But Muslims have a duty to find an alternative anyway, according to Imam Sarr.

The son of a fisherman from Sain-Louis, Imam Sarr is the only one in his family to escape the call of the sea. He considers it lucky that he was able to attend school and get a job as the National Education official, which allowed him to travel the country, before he became an imam. Now he is famous for mobilizing the community for moral causes: electricity and clean water for the poor, protection for Palestinians, and now protection for the environment.

“Protecting the environment is a moral calling; a message worth spreading,” he has said.

A Muslim Duty to Protect the Planet

In that belief, Imam Sarr is not alone. Others in the Muslim community, including Green Muslims, the Islamic Education and Research Academy, and more, are working to mobilize Muslims to take action on climate change, reduce waste, conserve water, and care about creation. Last year in Indonesia, the country’s top Muslim clerical body, issued its first ever fatwa against the Indonesia’s rampant black market for endangered species.

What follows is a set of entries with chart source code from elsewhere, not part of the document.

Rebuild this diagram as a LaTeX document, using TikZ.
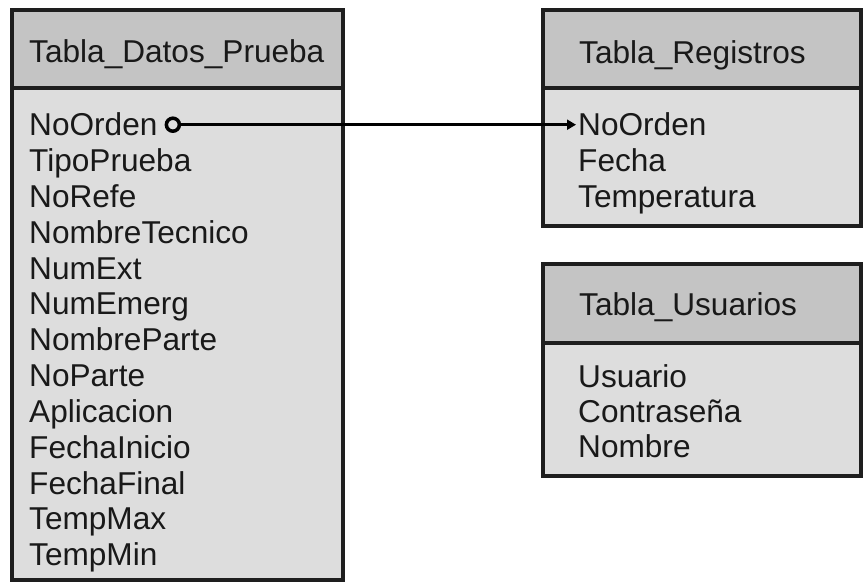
\documentclass[tikz,border=0pt]{standalone}
\usepackage{fontspec}
\setmainfont{Liberation Sans}
\usepackage{tikz}
\usetikzlibrary{arrows.meta,positioning}

\definecolor{hdrgray}{RGB}{196,196,196}
\definecolor{bdygray}{RGB}{221,221,221}
\definecolor{linegray}{RGB}{30,30,30}

\tikzset{
  frame/.style={draw=linegray,line width=4.5pt,fill=bdygray},
  hdrframe/.style={draw=linegray,line width=4.5pt,fill=hdrgray},
  field/.style={anchor=base west,inner xsep=0pt,inner ysep=1pt,text=black!90,
    font=\fontsize{31.6}{36}\selectfont},
  link/.style={draw=black,line width=3pt}
}

\begin{document}
\begin{tikzpicture}[x=1pt,y=-1pt]
\useasboundingbox (0,0) rectangle (863,585);

% Table frames
\draw[frame] (12,10) rectangle (343,580);
\draw[hdrframe] (12,10) rectangle (343,88);
\draw[frame] (543,10) rectangle (861,226);
\draw[hdrframe] (543,10) rectangle (861,88);
\draw[frame] (543,264) rectangle (861,476);
\draw[hdrframe] (543,264) rectangle (861,343);

% Headers
\node[field] (dpHead) at (29,63) {Tabla\_Datos\_Prueba};
\node[field] (regHead) at (579,64) {Tabla\_Registros};
\node[field] (usrHead) at (579,316) {Tabla\_Usuarios};

% Fields of Tabla_Datos_Prueba
\node[field] (dpOrden) at (29,136) {NoOrden};
\node[field] (dpTipo) at (29,171.8) {TipoPrueba};
\node[field] (dpRefe) at (29,207.6) {NoRefe};
\node[field] (dpTecnico) at (29,243.4) {NombreTecnico};
\node[field] (dpExt) at (29,279.2) {NumExt};
\node[field] (dpEmerg) at (29,315) {NumEmerg};
\node[field] (dpNomParte) at (29,350.8) {NombreParte};
\node[field] (dpNoParte) at (29,386.6) {NoParte};
\node[field] (dpAplic) at (29,422.4) {Aplicacion};
\node[field] (dpInicio) at (29,458.2) {FechaInicio};
\node[field] (dpFinal) at (29,494) {FechaFinal};
\node[field] (dpMax) at (29,529.8) {TempMax};
\node[field] (dpMin) at (29,565.6) {TempMin};

% Fields of Tabla_Registros
\node[field] (regOrden) at (578,136) {NoOrden};
\node[field] (regFecha) at (578,172) {Fecha};
\node[field] (regTemp) at (578,208) {Temperatura};

% Fields of Tabla_Usuarios
\node[field] (usrUsuario) at (578,388) {Usuario};
\node[field] (usrClave) at (578,423) {Contraseña};
\node[field] (usrNombre) at (578,458) {Nombre};

% Relation NoOrden -> NoOrden
\node[circle,draw=black,line width=3.5pt,fill=bdygray,inner sep=0pt,minimum size=13pt,
  right=7pt of dpOrden] (dot) {};
\draw[link,-{Triangle[length=9pt,width=10pt]},shorten >=2pt] (dot) -- (regOrden.west);
\end{tikzpicture}
\end{document}
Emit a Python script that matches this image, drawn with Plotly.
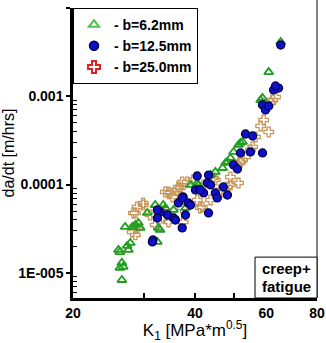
import plotly.graph_objects as go

# ---- data ----
green_k = [25.9, 27.4, 27.2, 27.7, 26.1, 26.4, 26.6, 26.1, 26.4, 26.9, 28.0, 28.5, 29.0, 29.3,
           30.5, 31.9, 32.3, 32.8, 32.5, 33.4, 33.8, 35.4, 37.9, 39.0, 40.5, 40.8, 46.8, 47.6,
           48.1, 48.9, 49.8, 51.2, 51.8, 52.4, 58.1, 58.7, 60.8, 65.1, 44.9, 43.7]
green_rate = [1.82e-5, 1.82e-5, 2.02e-5, 2.18e-5, 1.72e-5, 1.30e-5, 1.17e-5, 1.14e-5, 8.3e-6,
              3.31e-5, 3.31e-5, 3.49e-5, 3.67e-5, 3.23e-5, 4.77e-5, 5.87e-5, 2.24e-5, 3.06e-5,
              3.23e-5, 5.87e-5, 5.43e-5, 5.16e-5, 5.43e-5, 9.9e-5, 1.04e-4, 9.9e-5, 1.54e-4,
              1.76e-4, 1.80e-4, 2.0e-4, 2.34e-4, 2.81e-4, 2.96e-4, 3.04e-4, 9.08e-4, 9.56e-4,
              1.88e-3, 4.12e-3, 1.39e-4, 1.28e-4]

blue_k = [65.1, 64.3, 62.5, 63.2, 58.7, 59.7, 60.8, 53.3, 55.5, 51.8, 54.8, 58.7, 49.8, 50.9,
          43.2, 40.5, 42.9, 43.7, 47.0, 42.0, 44.9, 45.4, 48.1, 37.4, 38.5, 36.4, 39.0, 37.2,
          40.1, 41.2, 43.2, 37.2, 35.4, 35.8, 32.8, 32.3, 31.5, 32.3, 31.4, 34.2, 37.9]
blue_rate = [3.81e-3, 1.24e-3, 1.18e-3, 1.31e-3, 7.97e-4, 7.0e-4, 7.76e-4, 3.74e-4, 3.55e-4,
             2.28e-4, 2.34e-4, 2.28e-4, 1.67e-4, 1.50e-4, 1.28e-4, 1.25e-4, 1.04e-4, 9.9e-5,
             9.39e-5, 8.04e-5, 8.04e-5, 7.05e-5, 7.62e-5, 7.24e-5, 6.19e-5, 6.19e-5, 5.87e-5,
             7.05e-5, 8.69e-5, 8.69e-5, 4.77e-5, 3.23e-5, 4.18e-5, 3.97e-5, 4.89e-5, 4.18e-5,
             2.36e-5, 5.16e-5, 2.24e-5, 4.52e-5, 4.52e-5]

tan_k = [63.2, 61.5, 62.2, 59.1, 58.1, 60.8, 56.4, 55.5, 53.3, 52.4, 50.9, 51.2, 51.8, 48.9,
         48.9, 44.4, 46.2, 46.8, 48.1, 42.0, 41.7, 41.2, 40.5, 39.6, 38.3, 37.2, 36.8, 36.4,
         36.2, 34.8, 33.8, 35.2, 34.4, 37.4, 37.2, 35.4, 34.4, 33.4, 29.8, 28.8, 28.5, 28.5,
         28.0, 28.5, 29.8, 28.2, 28.8, 43.7, 44.9, 54.8, 32.8, 31.0, 31.9]
tan_rate = [9.82e-4, 8.39e-4, 9.08e-4, 5.39e-4, 4.61e-4, 3.94e-4, 3.46e-4, 2.67e-4, 2.05e-4,
            1.90e-4, 1.67e-4, 1.04e-4, 1.80e-4, 1.22e-4, 9.9e-5, 1.19e-4, 8.69e-5, 8.24e-5,
            9.39e-5, 9.9e-5, 5.58e-5, 5.43e-5, 6.69e-5, 1.13e-4, 1.07e-4, 1.07e-4, 9.15e-5,
            9.39e-5, 8.69e-5, 8.04e-5, 8.24e-5, 7.24e-5, 8.24e-5, 3.77e-5, 5.43e-5, 4.18e-5,
            3.77e-5, 4.18e-5, 6.19e-5, 5.58e-5, 4.77e-5, 3.23e-5, 2.90e-5, 2.69e-5, 5.87e-5,
            4.77e-5, 3.23e-5, 6.69e-5, 1.13e-4, 2.46e-4, 5.16e-5, 4.52e-5, 3.49e-5]

legend_names = ["- b=6.2mm", "- b=12.5mm", "- b=25.0mm"]
box_lines = ["creep+", "fatigue"]

x_tickvals = [20, 30, 40, 50, 60, 70, 80]
x_ticktext = ["20", "", "40", "", "60", "", "80"]
y_tickvals = [1e-5, 1e-4, 1e-3, 1e-2]
y_ticktext = ["1E-005", "0.0001", "0.001", "0.01"]
y_minor = [m * 10.0 ** e for e in (-6, -5, -4, -3) for m in range(2, 10)]

FONT = "Liberation Sans, Arial, sans-serif"
GREEN = "#1f9e1f"
BLUE = "#1010c8"
TAN = "#c8965a"
RED = "#e02020"

fig = go.Figure()

fig.add_trace(go.Scatter(x=tan_k, y=tan_rate, mode="markers", showlegend=False,
                         marker=dict(symbol="cross-open", size=8, color=TAN,
                                     line=dict(width=1.3, color=TAN))))
fig.add_trace(go.Scatter(x=green_k, y=green_rate, mode="markers", showlegend=False,
                         marker=dict(symbol="triangle-up-open", size=8, color=GREEN,
                                     line=dict(width=1.8, color=GREEN))))
fig.add_trace(go.Scatter(x=blue_k, y=blue_rate, mode="markers", showlegend=False,
                         marker=dict(symbol="circle", size=8, color=BLUE,
                                     line=dict(width=1.3, color="#000050"))))

# legend entries
fig.add_trace(go.Scatter(x=[None], y=[None], mode="markers", name=legend_names[0],
                         marker=dict(symbol="triangle-up-open", size=9, color="#50c050",
                                     line=dict(width=2, color="#50c050"))))
fig.add_trace(go.Scatter(x=[None], y=[None], mode="markers", name=legend_names[1],
                         marker=dict(symbol="circle", size=9, color=BLUE,
                                     line=dict(width=1.5, color="#000050"))))
fig.add_trace(go.Scatter(x=[None], y=[None], mode="markers", name=legend_names[2],
                         marker=dict(symbol="cross-open", size=10, color=RED,
                                     line=dict(width=2, color=RED))))

fig.update_layout(
    width=326, height=343,
    margin=dict(l=73, r=9, t=8, b=45),
    plot_bgcolor="white", paper_bgcolor="white",
    font=dict(family=FONT, color="black"),
    showlegend=True,
    legend=dict(x=0, y=1, xanchor="left", yanchor="top",
                bgcolor="white", bordercolor="black", borderwidth=1,
                font=dict(family=FONT, size=14, color="black", weight="bold"),
                itemwidth=30, tracegroupgap=0),
    xaxis=dict(type="log", range=[1.30103, 1.90309], automargin=False,
               tickvals=x_tickvals, ticktext=x_ticktext,
               ticks="inside", ticklen=5, tickwidth=1.5, tickcolor="black",
               showline=True, linewidth=2.5, linecolor="black",
               showgrid=False, zeroline=False,
               tickfont=dict(family=FONT, size=14, weight="bold"),
               title=dict(text="K<sub>1</sub> [MPa*m<sup>0.5</sup>]",
                          font=dict(family=FONT, size=17), standoff=0)),
    yaxis=dict(type="log", range=[-5.285, -2.0], automargin=False,
               tickvals=y_tickvals, ticktext=y_ticktext,
               ticks="outside", ticklen=4, tickwidth=1.5, tickcolor="black",
               minor=dict(tickvals=y_minor, ticks="inside", ticklen=4,
                          tickwidth=1, tickcolor="black", showgrid=False),
               showline=True, linewidth=2.5, linecolor="black",
               showgrid=False, zeroline=False,
               tickfont=dict(family=FONT, size=14, weight="bold"),
               title=dict(text="da/dt [m/hrs]", font=dict(family=FONT, size=16),
                          standoff=2)),
)

# right border line
fig.add_shape(type="line", xref="paper", yref="paper", x0=1, x1=1, y0=0, y1=1.03,
              line=dict(color="black", width=1))
# creep+fatigue box
fig.add_shape(type="rect", xref="paper", yref="paper", x0=0.746, x1=1, y0=0, y1=0.141,
              line=dict(color="black", width=1), fillcolor="white", layer="above")
for i, line_text in enumerate(box_lines):
    fig.add_annotation(xref="paper", yref="paper", x=0.873, y=0.103 - i * 0.064,
                       xanchor="center", yanchor="middle", showarrow=False,
                       text=line_text,
                       font=dict(family=FONT, size=15, color="black", weight="bold"))

fig.write_html("out.html", config={"displayModeBar": False},
               post_script="document.body.style.margin='0';")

And leaders of other faiths, including Pope Francis who recently wrote an environmental encyclical denouncing the “pile of filth” we are creating on earth, are making the moral argument for environmentalism.

Will the Muslims in Senegal take up the jihad against pollution? It is not clear. But if Muslims, and religious people in general, are willing to discipline their diets and natural urges in the name of their faiths, they should also be willing to forego the plastic bag.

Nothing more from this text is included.